My friend Elmo called and asked, “Would you like to play some golf?”
By the time I had found my golf bag, low scudding clouds had turned the beautiful spring day into something else. The wind was blowing about 15 mph. My golf bag was in my workshop, behind the outboard motor and under the pile of wood scraps from the table saw.
Elmo lives on a farm down in the hollow near the dump. This is fine with everyone in the neighborhood because he raises about 50 hogs and it is a toss up which smells the most, the dump or his hog farm. He usually meets me at the end of the road in his ’53 Ford pickup, so his wife will think he is going on his daily trip to get all of the garbage from the restaurants on the island for his hogs.
Golf here on the island is expensive. It’s gone all the way up to $15 for nine holes or $20 for 18. I never carry enough golf balls to last the eighteen holes so Elmo and I usually play only nine; sometimes less when we run out of balls early.
In the muddy parking lot of the golf course I changed into my golf attire. As I tried to step into my golf shoes they sure felt different than my ski boots. That’s because the last time I wore them in October it was raining. I had just tucked my grass-covered, wet socks into the golf shoes and they stayed wet all winter. I took the socks out and tried them on again. Still wouldn’t fit because of the gray green moss that had spent the winter multiplying. I then dug most of the moss out of the shoes with my rusty putter and they almost fit.
By the time Elmo and I got to the first tee, the wind was blowing about 20 mph. We spent a little time practicing putting while the foursomes who were starting ahead of us got their act together. They were all members of overeaters anonymous on a weekend trip to our island. I don’t know how clothing manufacturers can make a pair of pants that can hold 315 pounds of cellulite without exploding.
On the first par five hole, they took at least 10 strokes each to get out of Elmo’s driving range.
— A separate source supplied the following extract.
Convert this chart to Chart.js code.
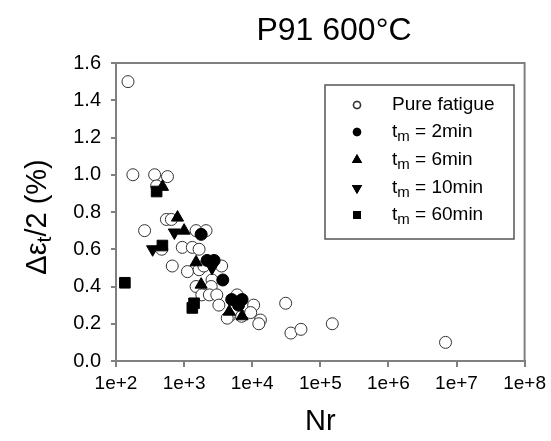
<!DOCTYPE html>
<html>
<head>
<meta charset="utf-8">
<title>P91 600°C</title>
<script src="https://cdn.jsdelivr.net/npm/chart.js@4.4.0/dist/chart.umd.min.js"></script>
<style>
  html, body { margin: 0; padding: 0; background: #fff; }
</style>
</head>
<body>

<canvas id="myChart" width="551" height="441"></canvas>

<script>
    // values: [Nr, strain amplitude %]
    const pureFatigue = [
        [150, 1.50], [177, 1.00], [369, 1.00], [570, 0.99], [395, 0.94],
        [263, 0.70], [550, 0.76], [650, 0.76], [1500, 0.70], [2100, 0.70],
        [470, 0.60], [940, 0.61], [1320, 0.61], [1660, 0.60], [670, 0.51],
        [1120, 0.48], [1660, 0.49], [1950, 0.51], [3560, 0.51], [2570, 0.435],
        [1500, 0.40], [2500, 0.40], [1820, 0.355], [2350, 0.355], [3020, 0.355],
        [6000, 0.355], [3240, 0.30], [10500, 0.30], [31000, 0.31], [4600, 0.24],
        [7000, 0.24], [4300, 0.23], [9500, 0.26], [13200, 0.22], [12500, 0.20],
        [37000, 0.15], [52000, 0.17], [150000, 0.20], [6900000, 0.10]
    ];
    const tm2min = [
        [1780, 0.68], [2180, 0.54], [2760, 0.54], [3700, 0.435],
        [5000, 0.33], [7100, 0.33], [6300, 0.30]
    ];
    const tm6min = [
        [482, 0.935], [800, 0.77], [1000, 0.70], [1500, 0.53],
        [1780, 0.41], [4600, 0.265], [7100, 0.24]
    ];
    const tm10min = [[720, 0.69], [345, 0.60], [2570, 0.50]];
    const tm60min = [[395, 0.91], [480, 0.62], [135, 0.42], [1400, 0.31], [1320, 0.285]];

    const legendLabels = ["Pure fatigue", "2min", "6min", "10min", "60min"];
    const xTickValues = [1e2, 1e3, 1e4, 1e5, 1e6, 1e7, 1e8];
    const xTickLabels = ["1e+2", "1e+3", "1e+4", "1e+5", "1e+6", "1e+7", "1e+8"];

    const FONT = "'Liberation Sans', Arial, sans-serif";
    const AXIS_GREY = "#808080";

    function toPoints(arr) {
        return arr.map(function(p) { return { x: p[0], y: p[1] }; });
    }

    const datasets = [
        { label: legendLabels[1], data: toPoints(tm2min), pointStyle: "circle", pointRadius: 6,
          backgroundColor: "#000", borderColor: "#000", borderWidth: 1, order: 1 },
        { label: legendLabels[2], data: toPoints(tm6min), pointStyle: "triangle", pointRadius: 7,
          backgroundColor: "#000", borderColor: "#000", borderWidth: 1, order: 2 },
        { label: legendLabels[3], data: toPoints(tm10min), pointStyle: "triangle", pointRotation: 180, pointRadius: 7,
          backgroundColor: "#000", borderColor: "#000", borderWidth: 1, order: 3 },
        { label: legendLabels[4], data: toPoints(tm60min), pointStyle: "rect", pointRadius: 7.5,
          backgroundColor: "#000", borderColor: "#000", borderWidth: 1, order: 4 },
        { label: legendLabels[0], data: toPoints(pureFatigue), pointStyle: "circle", pointRadius: 6,
          backgroundColor: "#fff", borderColor: "#333", borderWidth: 1, order: 5 }
    ];

    // frame, titles and the boxed legend (subscripts need manual text)
    const decorations = {
        id: "decorations",
        afterDraw: function(chart) {
            const ctx = chart.ctx;
            const a = chart.chartArea;
            ctx.save();

            // top and right frame
            ctx.strokeStyle = AXIS_GREY;
            ctx.lineWidth = 2;
            ctx.beginPath();
            ctx.moveTo(a.left, a.top);
            ctx.lineTo(a.right, a.top);
            ctx.lineTo(a.right, a.bottom);
            ctx.stroke();

            ctx.fillStyle = "#000";
            ctx.textBaseline = "middle";

            // main title
            ctx.textAlign = "center";
            ctx.font = "32px " + FONT;
            ctx.fillText("P91 600°C", 334, 31);

            // x title
            ctx.font = "29px " + FONT;
            ctx.fillText("Nr", (a.left + a.right) / 2, 422);

            // y title with subscript t
            ctx.translate(38, 217);
            ctx.rotate(-Math.PI / 2);
            ctx.textAlign = "left";
            const big = "29px " + FONT, small = "21px " + FONT;
            ctx.font = big;
            const w1 = ctx.measureText("Δε").width;
            const w3 = ctx.measureText("/2 (%)").width;
            ctx.font = small;
            const w2 = ctx.measureText("t").width;
            let x0 = -(w1 + w2 + w3) / 2;
            ctx.font = big;
            ctx.fillText("Δε", x0, 0);
            ctx.font = small;
            ctx.fillText("t", x0 + w1, 7);
            ctx.font = big;
            ctx.fillText("/2 (%)", x0 + w1 + w2, 0);
            ctx.setTransform(1, 0, 0, 1, 0, 0);

            // legend box
            const bx = 325, by = 85, bw = 189, bh = 154;
            ctx.fillStyle = "#fff";
            ctx.fillRect(bx, by, bw, bh);
            ctx.strokeStyle = "#555";
            ctx.lineWidth = 1.5;
            ctx.strokeRect(bx, by, bw, bh);

            const rows = [105, 132, 160, 188, 215];
            const order = [4, 0, 1, 2, 3];
            order.forEach(function(di, i) {
                const ds = chart.data.datasets[di];
                const y = rows[i];
                Chart.helpers.drawPoint(ctx, {
                    pointStyle: ds.pointStyle,
                    rotation: ds.pointRotation || 0,
                    radius: ds.pointStyle === "circle" ? 3.5 : 4.5,
                    borderWidth: 1
                }, 357, y);
                ctx.fillStyle = ds.backgroundColor;
                ctx.strokeStyle = ds.borderColor;
                ctx.fill();
                ctx.stroke();

                ctx.fillStyle = "#000";
                ctx.textAlign = "left";
                ctx.font = "19px " + FONT;
                if (i === 0) {
                    ctx.fillText(ds.label, 392, y);
                } else {
                    ctx.fillText("t", 392, y);
                    const tw = ctx.measureText("t").width;
                    ctx.font = "15px " + FONT;
                    ctx.fillText("m", 392 + tw, y + 5);
                    const mw = ctx.measureText("m").width;
                    ctx.font = "19px " + FONT;
                    ctx.fillText(" = " + ds.label, 392 + tw + mw, y);
                }
            });
            ctx.restore();
        }
    };

    new Chart("myChart", {
        type: "scatter",
        data: { datasets: datasets },
        options: {
            responsive: false,
            animation: false,
            layout: { padding: { top: 63, right: 22, left: 0, bottom: 0 } },
            plugins: {
                legend: { display: false },
                tooltip: { enabled: false }
            },
            scales: {
                x: {
                    type: "logarithmic",
                    min: 1e2,
                    max: 1e8,
                    afterBuildTicks: function(scale) {
                        scale.ticks = xTickValues.map(function(v) { return { value: v }; });
                    },
                    afterFit: function(scale) { scale.height = 80; },
                    ticks: {
                        autoSkip: false,
                        maxRotation: 0,
                        color: "#000",
                        padding: 5,
                        font: { family: FONT, size: 19 },
                        callback: function(v, i) { return xTickLabels[i]; }
                    },
                    grid: { drawOnChartArea: false, tickLength: 6, color: AXIS_GREY, lineWidth: 2 },
                    border: { color: AXIS_GREY, width: 2 }
                },
                y: {
                    min: 0,
                    max: 1.6,
                    afterFit: function(scale) { scale.width = 116; },
                    ticks: {
                        stepSize: 0.2,
                        color: "#000",
                        padding: 10,
                        font: { family: FONT, size: 20 },
                        callback: function(v) { return v.toFixed(1); }
                    },
                    grid: { drawOnChartArea: false, tickLength: 5, color: AXIS_GREY, lineWidth: 2 },
                    border: { color: AXIS_GREY, width: 2 }
                }
            }
        },
        plugins: [decorations]
    });
</script>

</body>
</html>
He’s about two hundred yards shy of Tiger Woods and he sure looks weird driving golf balls in his canvas overalls and logging boots.
Running right alongside the left-hand side of the first fairway is the highway from the ferry dock to town and there is usually a broken windshield every week or so.
Elmo managed to hook his first drive and it bounced on the asphalt just in front of the sheriff’s car, skidded across the double line, and ricocheted off another car and then hit the windshield of the sheriff’s car. The sheriff skidded to a stop, jumped out of his car with his revolver drawn hollering “OK, out of the bushes with your hands up!”
Since winter rules were still in effect I did pretty well on the first hole. My 11 for the first hole included continually lifting my ball out of those deep lawn mower tracks that had filled with water from six-and-a-half weeks of rain.
By the time we got to the third hole heavier rain was falling and I had gone through my first half-dozen golf balls. Some were lost in the trees, some in the three-foot high grass alongside the fairway and a few had just sunk out of sight in the deep lawn mower tire tracks and mud.
By the fourth hole my feet were sopping wet but I figured that the rainwater would help dissolve some of the winter moss, and fungus that I couldn’t dig out with my putter.
By the sixth hole, I was dangerously low on my 24 recycled golf balls and the rain was now coming down like it meant business so Elmo suggested that a cup of coffee might be a little more fun than the last four holes that were down in the hollow.
The question was: What would we do about our handicap if we quit before nine holes? Since we just fake it anyway I agreed to cut the game short. When we got back to the clubhouse there was a note on the door that the owner had gone home and to call in the morning if we wanted a golf lesson.
There is a big difference between “need” and “want.” And I need them.